DATASET ROWS
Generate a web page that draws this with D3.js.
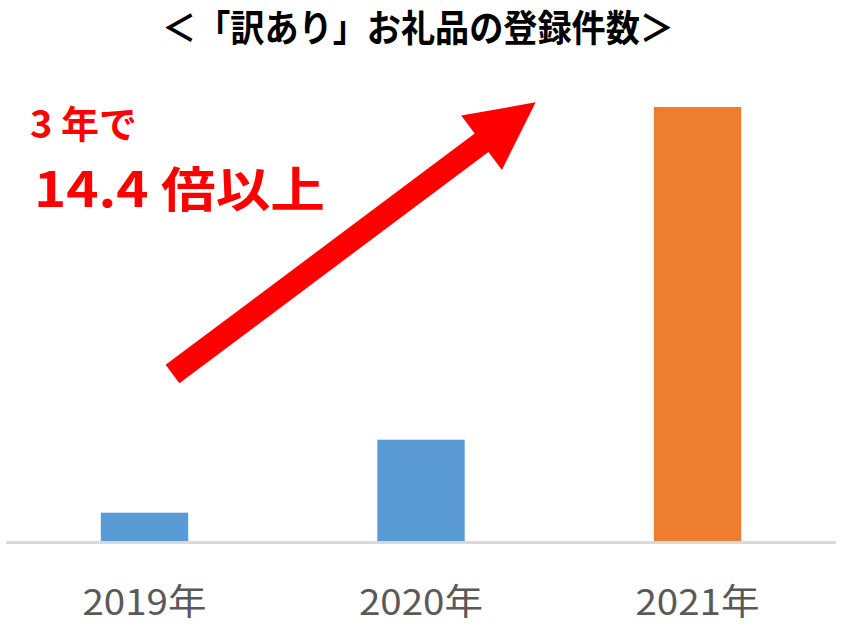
<!DOCTYPE html>
<html><head><meta charset="utf-8">
<script src="https://cdn.jsdelivr.net/npm/d3@7"></script>
<style>html,body{margin:0;padding:0;background:#fff;}svg{display:block;}</style>
</head><body>
<script>
const years = ["2019年", "2020年", "2021年"];
const counts = [283, 1013, 4340];
const barColors = ["#5B9BD5", "#5B9BD5", "#ED7D31"];
const titleText = "＜「訳あり」お礼品の登録件数＞";
const noteLine1 = "3 年で";
const noteLine2 = "14.4 倍以上";

const W = 842, H = 626;
const svg = d3.select("body").append("svg").attr("width", W).attr("height", H);

const x = d3.scaleBand().domain(years).range([6.25, 835.75]).padding(0);
const y = d3.scaleLinear().domain([0, 4500]).range([541, 91]);
const barW = x.bandwidth() * 0.316;

// bars
svg.selectAll("rect.bar").data(years).enter().append("rect")
  .attr("class", "bar")
  .attr("x", d => x(d) + x.bandwidth() / 2 - barW / 2)
  .attr("width", barW)
  .attr("y", (d, i) => y(counts[i]))
  .attr("height", (d, i) => y(0) - y(counts[i]))
  .attr("fill", (d, i) => barColors[i]);

// axis baseline
svg.append("line")
  .attr("x1", x.range()[0]).attr("x2", x.range()[1])
  .attr("y1", y(0) + 1.5).attr("y2", y(0) + 1.5)
  .attr("stroke", "#D9D9D9").attr("stroke-width", 3);

// category labels
const xAxis = d3.axisBottom(x).tickSize(0).tickPadding(0);
const gx = svg.append("g").attr("transform", `translate(0,${y(0)})`).call(xAxis);
gx.select(".domain").remove();
gx.selectAll("text")
  .attr("y", 74).attr("dy", null)
  .attr("font-family", "'Noto Sans CJK JP', sans-serif")
  .attr("font-size", 36)
  .attr("textLength", 124).attr("lengthAdjust", "spacingAndGlyphs")
  .attr("fill", "#595959");

// title
svg.append("text")
  .attr("x", 418).attr("y", 42)
  .attr("text-anchor", "middle")
  .attr("font-family", "'Noto Sans CJK JP', sans-serif")
  .attr("font-weight", "bold")
  .attr("font-size", 37)
  .attr("textLength", 512).attr("lengthAdjust", "spacingAndGlyphs")
  .attr("fill", "#000")
  .text(titleText);

// red annotation
svg.append("text")
  .attr("x", 30).attr("y", 138)
  .attr("font-family", "'Noto Sans CJK JP', sans-serif")
  .attr("font-weight", "bold")
  .attr("font-size", 38)
  .attr("textLength", 107).attr("lengthAdjust", "spacingAndGlyphs")
  .attr("fill", "#FF0000")
  .text(noteLine1);
svg.append("text")
  .attr("x", 34).attr("y", 207)
  .attr("font-family", "'Noto Sans CJK JP', sans-serif")
  .attr("font-weight", "bold")
  .attr("font-size", 48)
  .attr("textLength", 291).attr("lengthAdjust", "spacingAndGlyphs")
  .attr("fill", "#FF0000")
  .text(noteLine2);

// arrow
const tail = [172.5, 374], tip = [535.7, 102.3];
const shaftW = 23, headW = 68, headL = 67.6;
const dx = tip[0] - tail[0], dy = tip[1] - tail[1];
const len = Math.hypot(dx, dy);
const ang = Math.atan2(dy, dx) * 180 / Math.PI;
const arrowPts = [
  [0, -shaftW / 2], [len - headL, -shaftW / 2], [len - headL, -headW / 2],
  [len, 0], [len - headL, headW / 2], [len - headL, shaftW / 2], [0, shaftW / 2]
];
svg.append("path")
  .attr("transform", `translate(${tail[0]},${tail[1]}) rotate(${ang})`)
  .attr("d", d3.line()(arrowPts) + "Z")
  .attr("fill", "#FF0000");
</script>
</body></html>
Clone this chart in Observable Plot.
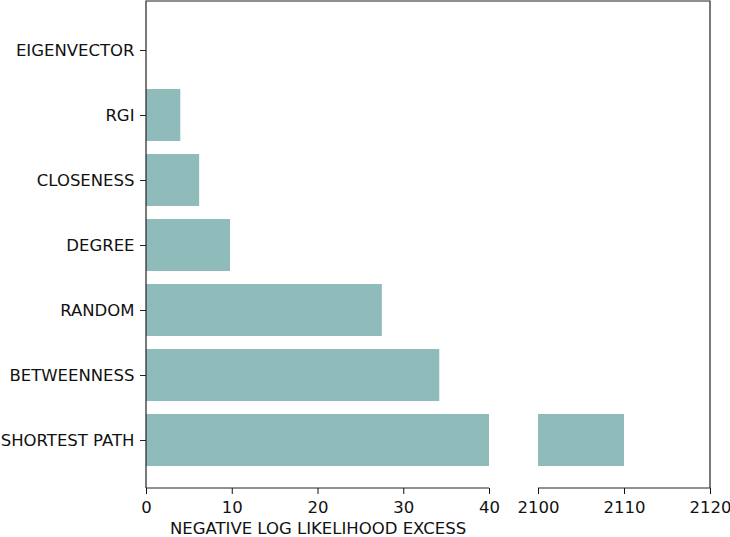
<!DOCTYPE html>
<html>
<head>
<meta charset="utf-8">
<script src="https://cdn.jsdelivr.net/npm/d3@7"></script>
<script src="https://cdn.jsdelivr.net/npm/@observablehq/plot@0.6"></script>
<style>
  html, body { margin: 0; padding: 0; background: #fff; overflow: hidden; }
  #chart { width: 730px; height: 537px; }
  svg { font-family: "DejaVu Sans", sans-serif; display: block; }
</style>
</head>
<body>
<div id="chart"></div>
<script>
const categories = ["EIGENVECTOR", "RGI", "CLOSENESS", "DEGREE", "RANDOM", "BETWEENNESS", "SHORTEST PATH"];
const values = [0, 4.0, 6.2, 9.8, 27.5, 34.2, 2110];
const leftDomain = [0, 40];
const rightDomain = [2100, 2120];
const xTicks = [0, 10, 20, 30, 40, 2100, 2110, 2120];
const xLabel = "NEGATIVE LOG LIKELIHOOD EXCESS";
const barColor = "#8fbbbb";

const data = categories.map((name, i) => ({name, value: values[i]}));

const spines = (index, scales, vals, dims) => {
  const x = scales.x;
  const top = dims.marginTop;
  const bottom = dims.height - dims.marginBottom;
  const xl = x(leftDomain[0]), xlb = x(leftDomain[1]);
  const xrb = x(rightDomain[0]), xr = x(rightDomain[1]);
  const g = d3.create("svg:g").attr("fill", "none").attr("stroke", "#222").attr("stroke-width", 1.2);
  g.append("path").attr("d", `M${xl},${bottom}V${top}H${xr}V${bottom}`);
  g.append("path").attr("d", `M${xl},${bottom}H${xlb}M${xrb},${bottom}H${xr}`);
  return g.node();
};

const fs = 16.5;
const chart = Plot.plot({
  width: 730,
  height: 537,
  marginLeft: 146,
  marginRight: 20,
  marginTop: 1,
  marginBottom: 49,
  style: {fontFamily: "DejaVu Sans, sans-serif", fontSize: fs + "px", color: "#111", background: "#fff"},
  x: {
    type: "linear",
    domain: [leftDomain[0], leftDomain[1], rightDomain[0], rightDomain[1]],
    range: [146, 489, 538, 710]
  },
  y: {
    type: "band",
    domain: categories,
    paddingInner: 0.2,
    paddingOuter: 0.34
  },
  marks: [
    Plot.barX(data, {y: "name", x1: () => leftDomain[0], x2: d => Math.min(d.value, leftDomain[1]), fill: barColor}),
    Plot.barX(data.filter(d => d.value > rightDomain[0]), {y: "name", x1: () => rightDomain[0], x2: "value", fill: barColor}),
    Plot.axisY({tickSize: 6, tickPadding: 6, label: null, fontSize: fs, stroke: "#222"}),
    Plot.axisX({ticks: xTicks, tickFormat: d => String(d), tickSize: 6, tickPadding: 7, label: null, fontSize: fs}),
    Plot.text([xLabel], {x: (leftDomain[0] + leftDomain[1]) / 2, frameAnchor: "bottom", dy: 45, text: d => d, fontSize: fs, fill: "#111"}),
    spines
  ]
});
document.getElementById("chart").appendChild(chart);
</script>
</body>
</html>
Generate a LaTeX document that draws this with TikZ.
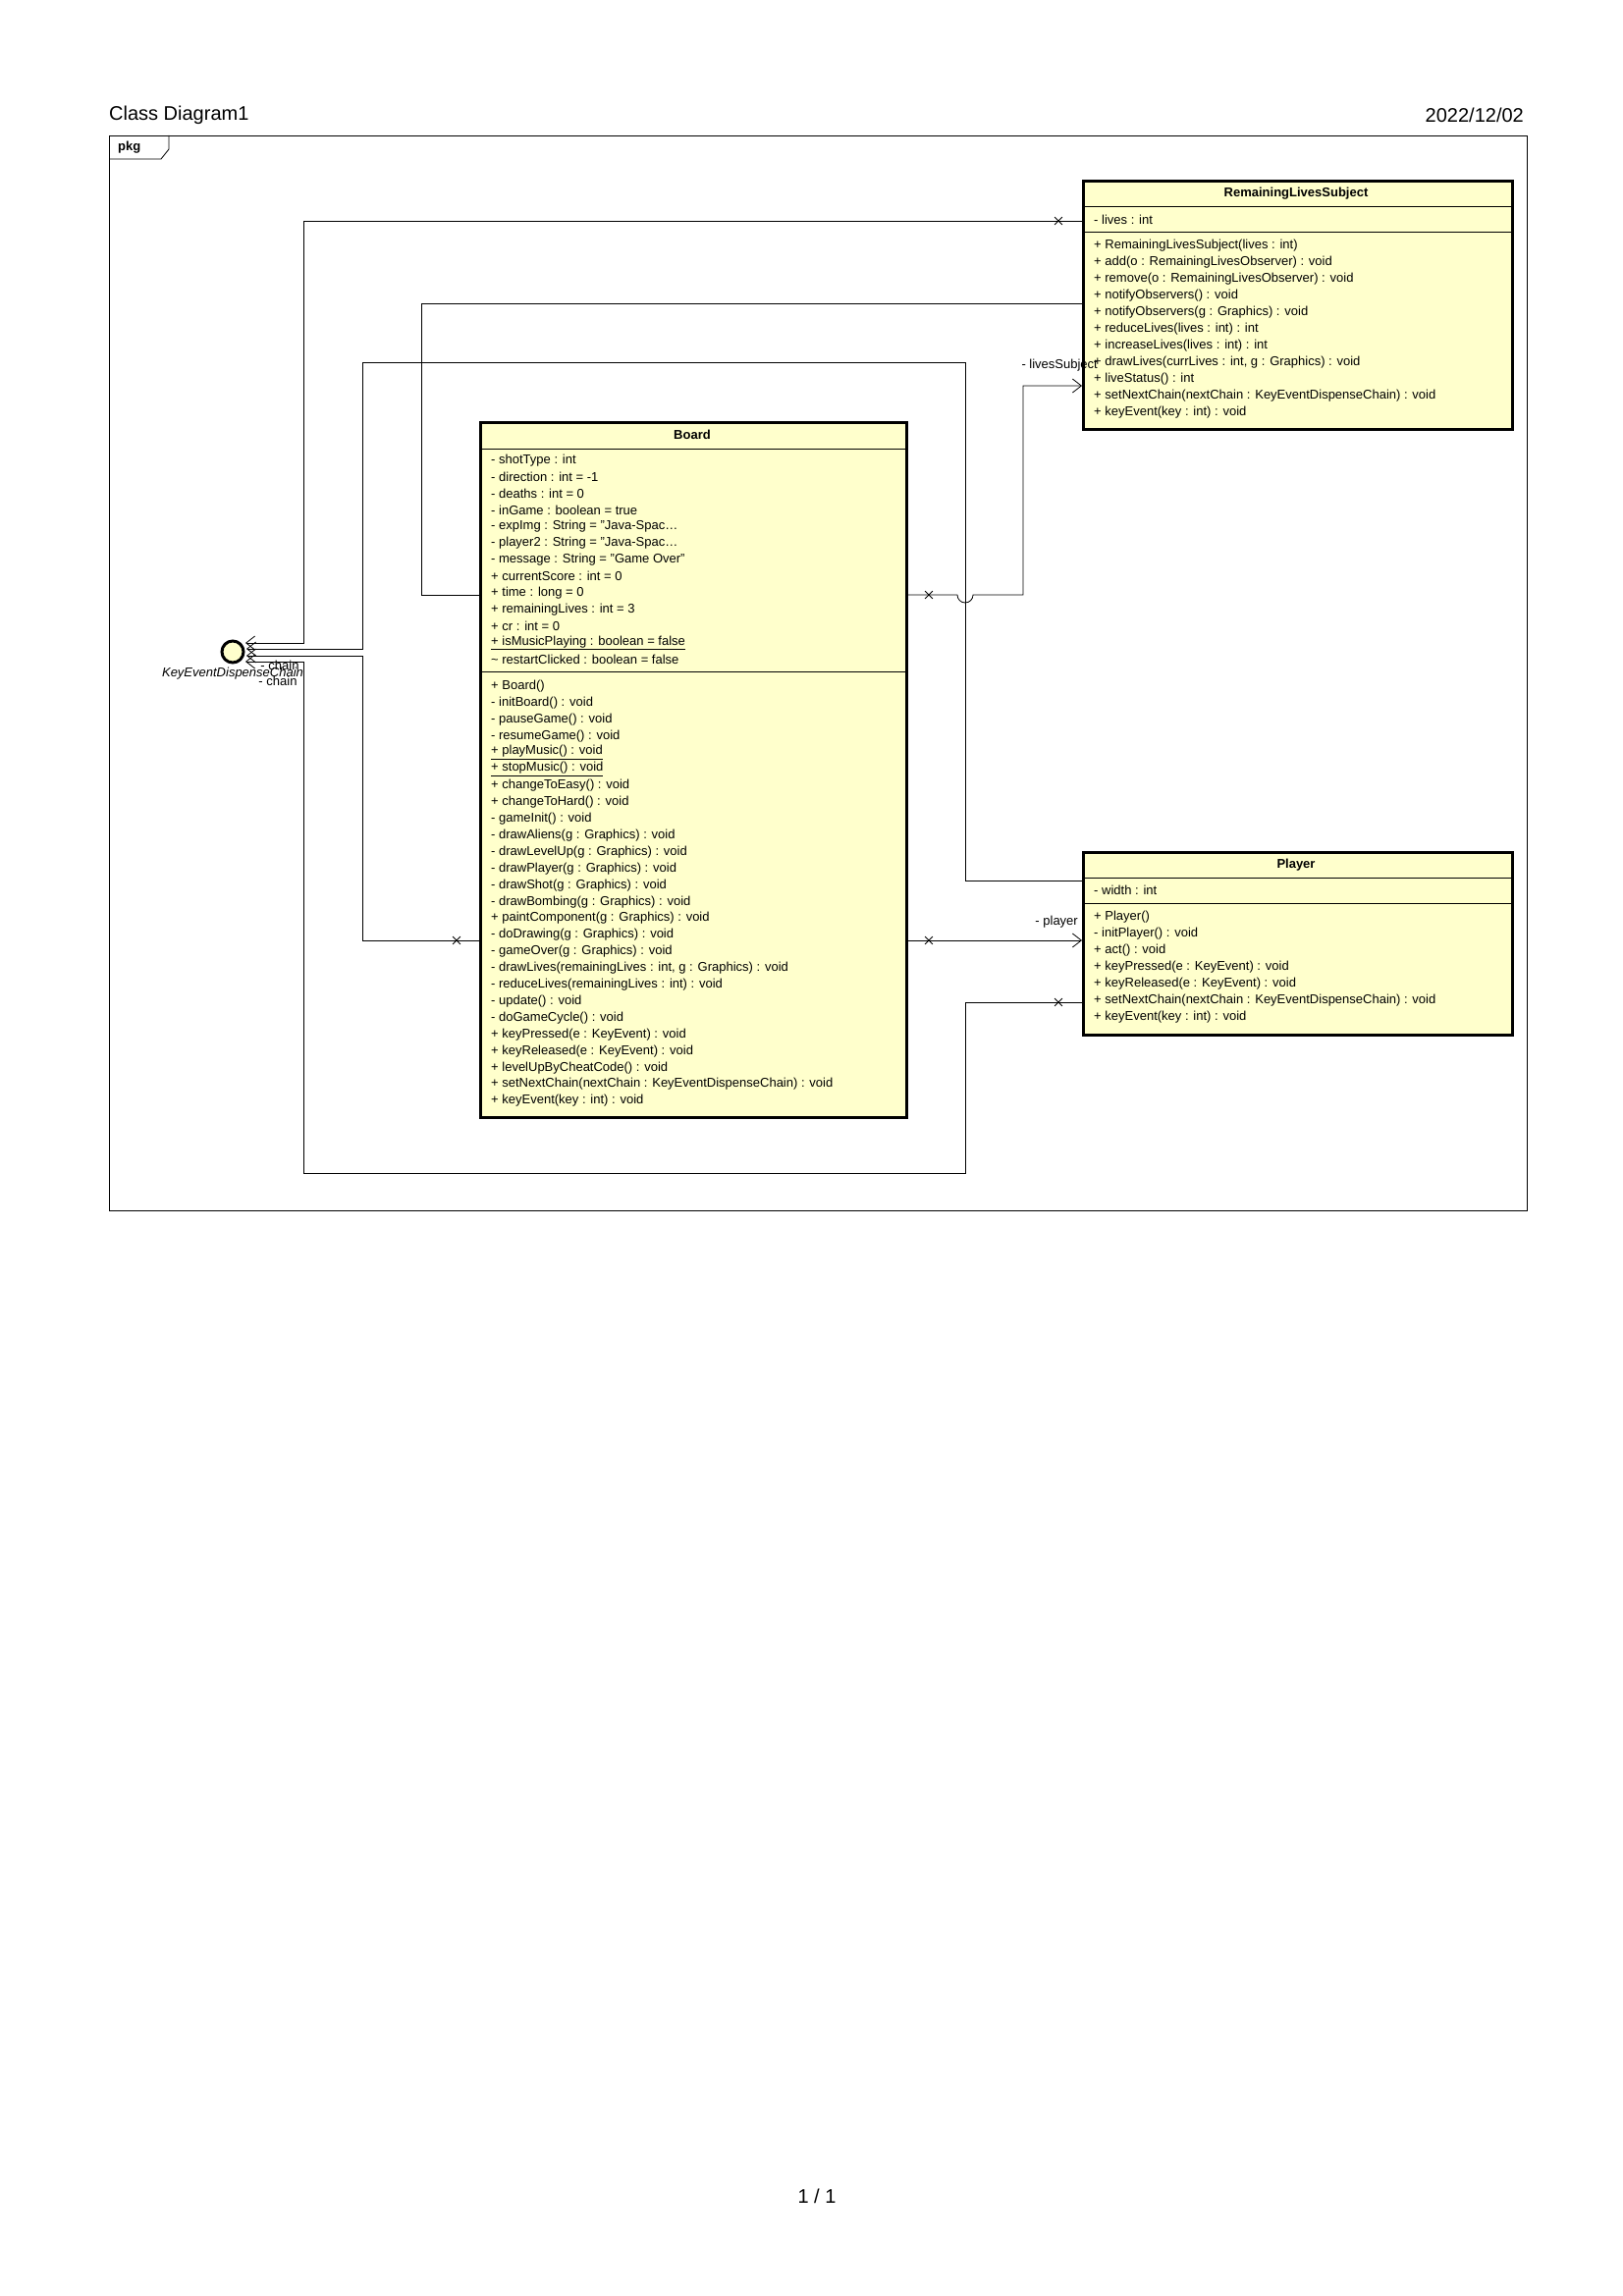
\documentclass[tikz,border=0pt]{standalone}
\usepackage{fontspec}
\setmainfont{Liberation Sans}
\usetikzlibrary{arrows.meta,shapes.misc}
\definecolor{cls}{HTML}{FFFFCC}
\begin{document}
\begin{tikzpicture}[x=1pt,y=-1pt,
  box/.style={draw,line width=3pt,fill=cls,anchor=north west,inner sep=0pt},
  row/.style={anchor=west,inner sep=0pt,font=\fontsize{13}{15}\selectfont},
  ttl/.style={inner sep=0pt,font=\fontsize{13}{15}\selectfont\bfseries},
  lbl/.style={inner sep=0pt,font=\fontsize{13}{15}\selectfont},
  ln/.style={line width=0.8pt},
  arr/.style={ln,-{Straight Barb[length=9pt,width=14pt]}},
  xm/.style={cross out,draw,minimum size=7pt,inner sep=0pt,line width=0.8pt}]
\useasboundingbox (0,0) rectangle (1653,2339);
\node[anchor=west,inner sep=0pt,font=\fontsize{20}{24}\selectfont] (title) at (111,117) {Class Diagram1};
\node[anchor=east,inner sep=0pt,font=\fontsize{20}{24}\selectfont] (date) at (1552,117) {2022/12/02};
\node[inner sep=0pt,font=\fontsize{20}{24}\selectfont] (page) at (832,2237) {1 / 1};
% frame
\draw[line width=0.8pt] (111,138) rectangle (1555,1233);
\draw[line width=0.8pt] (111,162) -- (164,162) -- (172,152) -- (172,138);
\node[anchor=west,inner sep=0pt,font=\fontsize{13}{15}\selectfont\bfseries] (pkg) at (120,150) {pkg};
% RemainingLivesSubject
\node[box,minimum width=437pt,minimum height=253pt] (rls) at (1102,183) {};
\draw[ln] (1102,210) -- (1539,210) (1102,236) -- (1539,236);
\node[ttl] (rlst) at (1320,197) {RemainingLivesSubject};
\node[row] (rlsa) at (1114,224) {- lives : int};
\foreach \t [count=\i] in {{+ RemainingLivesSubject(lives : int)},{+ add(o : RemainingLivesObserver) : void},{+ remove(o : RemainingLivesObserver) : void},{+ notifyObservers() : void},{+ notifyObservers(g : Graphics) : void},{+ reduceLives(lives : int) : int},{+ increaseLives(lives : int) : int},{+ drawLives(currLives : int, g : Graphics) : void},{+ liveStatus() : int},{+ setNextChain(nextChain : KeyEventDispenseChain) : void},{+ keyEvent(key : int) : void}}
  \node[row] at (1114,250+\i*17-17) {\t};
% Board
\node[box,minimum width=434pt,minimum height=708pt] (board) at (488,429) {};
\draw[ln] (488,457) -- (922,457) (488,684) -- (922,684);
\node[ttl] (boardt) at (705,443) {Board};
\foreach \t [count=\i] in {{- shotType : int},{- direction : int = -1},{- deaths : int = 0},{- inGame : boolean = true},{- expImg : String = "Java-Spac\ldots},{- player2 : String = "Java-Spac\ldots},{- message : String = "Game Over"},{+ currentScore : int = 0},{+ time : long = 0},{+ remainingLives : int = 3},{+ cr : int = 0},{\underline{+ isMusicPlaying : boolean = false}},{\textasciitilde{} restartClicked : boolean = false}}
  \node[row] at (500,469+\i*16.9-16.9) {\t};
\foreach \t [count=\i] in {{+ Board()},{- initBoard() : void},{- pauseGame() : void},{- resumeGame() : void},{\underline{+ playMusic() : void}},{\underline{+ stopMusic() : void}},{+ changeToEasy() : void},{+ changeToHard() : void},{- gameInit() : void},{- drawAliens(g : Graphics) : void},{- drawLevelUp(g : Graphics) : void},{- drawPlayer(g : Graphics) : void},{- drawShot(g : Graphics) : void},{- drawBombing(g : Graphics) : void},{+ paintComponent(g : Graphics) : void},{- doDrawing(g : Graphics) : void},{- gameOver(g : Graphics) : void},{- drawLives(remainingLives : int, g : Graphics) : void},{- reduceLives(remainingLives : int) : void},{- update() : void},{- doGameCycle() : void},{+ keyPressed(e : KeyEvent) : void},{+ keyReleased(e : KeyEvent) : void},{+ levelUpByCheatCode() : void},{+ setNextChain(nextChain : KeyEventDispenseChain) : void},{+ keyEvent(key : int) : void}}
  \node[row] at (500,699+\i*16.9-16.9) {\t};
% Player
\node[box,minimum width=437pt,minimum height=186pt] (player) at (1102,867) {};
\draw[ln] (1102,894) -- (1539,894) (1102,920) -- (1539,920);
\node[ttl] (playert) at (1320,881) {Player};
\node[row] (playera) at (1114,907) {- width : int};
\foreach \t [count=\i] in {{+ Player()},{- initPlayer() : void},{+ act() : void},{+ keyPressed(e : KeyEvent) : void},{+ keyReleased(e : KeyEvent) : void},{+ setNextChain(nextChain : KeyEventDispenseChain) : void},{+ keyEvent(key : int) : void}}
  \node[row] at (1114,934+\i*17-17) {\t};
% interface
\node[circle,draw,line width=3pt,fill=cls,minimum size=22pt,inner sep=0pt] (kedc) at (237,664) {};
\node[inner sep=0pt,font=\fontsize{13}{15}\selectfont\itshape] (kedcl) at (237,686) {KeyEventDispenseChain};
% connectors
\coordinate (c1) at (250,655);
\coordinate (c3) at (251,661);
\coordinate (c6) at (251,668);
\coordinate (c7) at (250,674);
\draw[arr] (1102,225) -- (309,225) -- (309,655) -- (c1);
\node[xm] (x1) at (1078,225) {};
\draw[ln] (1102,309) -- (429,309) -- (429,606) -- (488,606);
\draw[arr] (1102,897) -- (983,897) -- (983,369) -- (369,369) -- (369,661) -- (c3);
\draw[arr] (922,606) -- (975,606) arc (180:0:8) -- (1042,606) -- (1042,393) -- (1102,393);
\node[xm] (x4) at (946,606) {};
\node[lbl,anchor=east] (ls) at (1118,372) {- livesSubject};
\draw[arr] (922,958) -- (1102,958);
\node[xm] (x5) at (946,958) {};
\node[lbl,anchor=east] (pl) at (1098,939) {- player};
\draw[arr] (488,958) -- (369,958) -- (369,668) -- (c6);
\node[xm] (x6) at (465,958) {};
\draw[arr] (1102,1021) -- (983,1021) -- (983,1195) -- (309,1195) -- (309,674) -- (c7);
\node[xm] (x7) at (1078,1021) {};
\node[lbl] (ch1) at (285,678) {- chain};
\node[lbl] (ch2) at (283,694) {- chain};
\end{tikzpicture}
\end{document}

EXERCISE BRIEF
Read the lines above. Gather those in which the string "that" is found.

EXERCISE ANSWER
Generate a web page that draws this with D3.js.
Generate a LaTeX document that draws this with TikZ.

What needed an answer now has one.